My boyfriend is thinking about getting a rhodesian ridgeback based on what he's read about them online and the pictures he saw. Just wanted to see if anyone has had any experience with these dogs and what your opinions are of them.

This will be my boyfriends 2'nd dog, he currently has a mini pinture that is 7 months old. Any advice would be much appreciated!!!


----------



## KCandMace (Apr 8, 2008)

They are beautiful. But strong willed and shouldn't be used in protection or schutzhund. Obedience and tracking are great. We have 4 of them at our club.


----------



## megaren586 (Apr 2, 2006)

Hi. I currently have one 2.5 year old RR. I think they're fantastic dogs! They are active, but not near as active as a GSD. They also cannot be trusted off leash...they will run after anything (including leaves!). They are intelligent, but not as eager to please as a GSD. I've had a few in my life, and they all seem to be most interested in FOOD, sleeping, and being pet. They are generally healthy, hardy dogs. Anything else you want to know, let me know!


----------



## Fodder (Oct 21, 2007)

where as with alot of breeds i read the descriptions and in actuality the dogs vary from that... with rhodies ive found everything ive read to be pretty accurate. they arent for first time dog owners, and when statements like that are made, i wouldnt really count min pins as having much dog experience. rhodies can be very stubborn, and very independent. they are devoted to their families and not insanely social. 

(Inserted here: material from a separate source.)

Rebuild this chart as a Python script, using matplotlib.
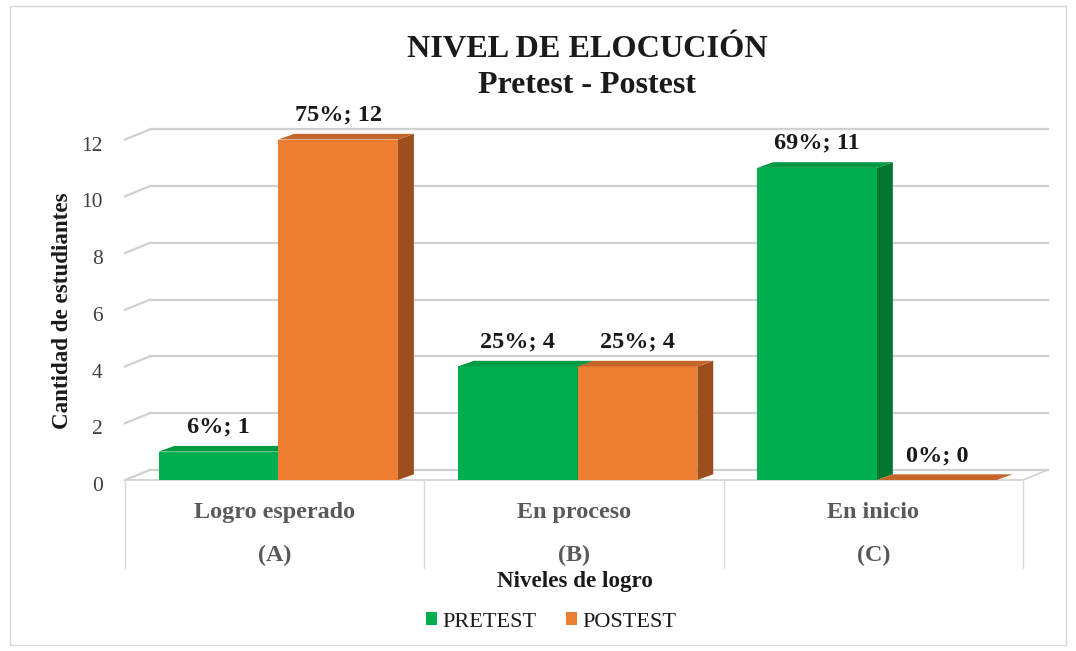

as with most breeds - you have to put in tons of work the first year to determine what you're going to live with the next 12+ years.

i know several people with rhodies, but all of them have had either alot of exp with rhodies or with other similar breeds. the girls ive founds to be more shy and reserved than the males. i havent met an aggressive one yet.

i think anyone interested in any breed thats new for them should find a rescue or breeder that is local and spent as much time as possible with that breed at different ages and different sexes. hands on is the best experience in my opinion.

ps. after reading the above post about sleeping and food. i will add that two of the 4 i know are overweight as well as one that i see at the park regularly


----------



## megaren586 (Apr 2, 2006)

Camerafodder had a very good post. Something else i forgot to mention, the females ARE more reserved. My last female was awesome with the family, but wanted nothing to do with strangers, she was very aloof. My male is extremely social with dogs and people of all ages. They are also quite hard headed. With wyatt, when i ask him to sit, he'll lie down. He knows what it means, he just wants to do what he wants! haha. All of my RRs have been very affectionate as well. I'll post some pics of him in a while.




























and we gotta have a ridge pic!


----------



## KohleePiper (Jun 13, 2007)

I have a RR/shepherd mix and she is a sweetheart. I didn't know much about the breed before I rescued my Piper. She loves to lay in the sun or lounge on the couch. My Belgian runs circles around her as far as activity goes. 

Highly reccommend! :thumbsup:


----------



## JeanKBBMMMAAN (May 11, 2005)

Are they good with tiny breeds? Just wondering!

http://www.ridgebackrescue.org/things_to_know_about_ridgebacks.html


----------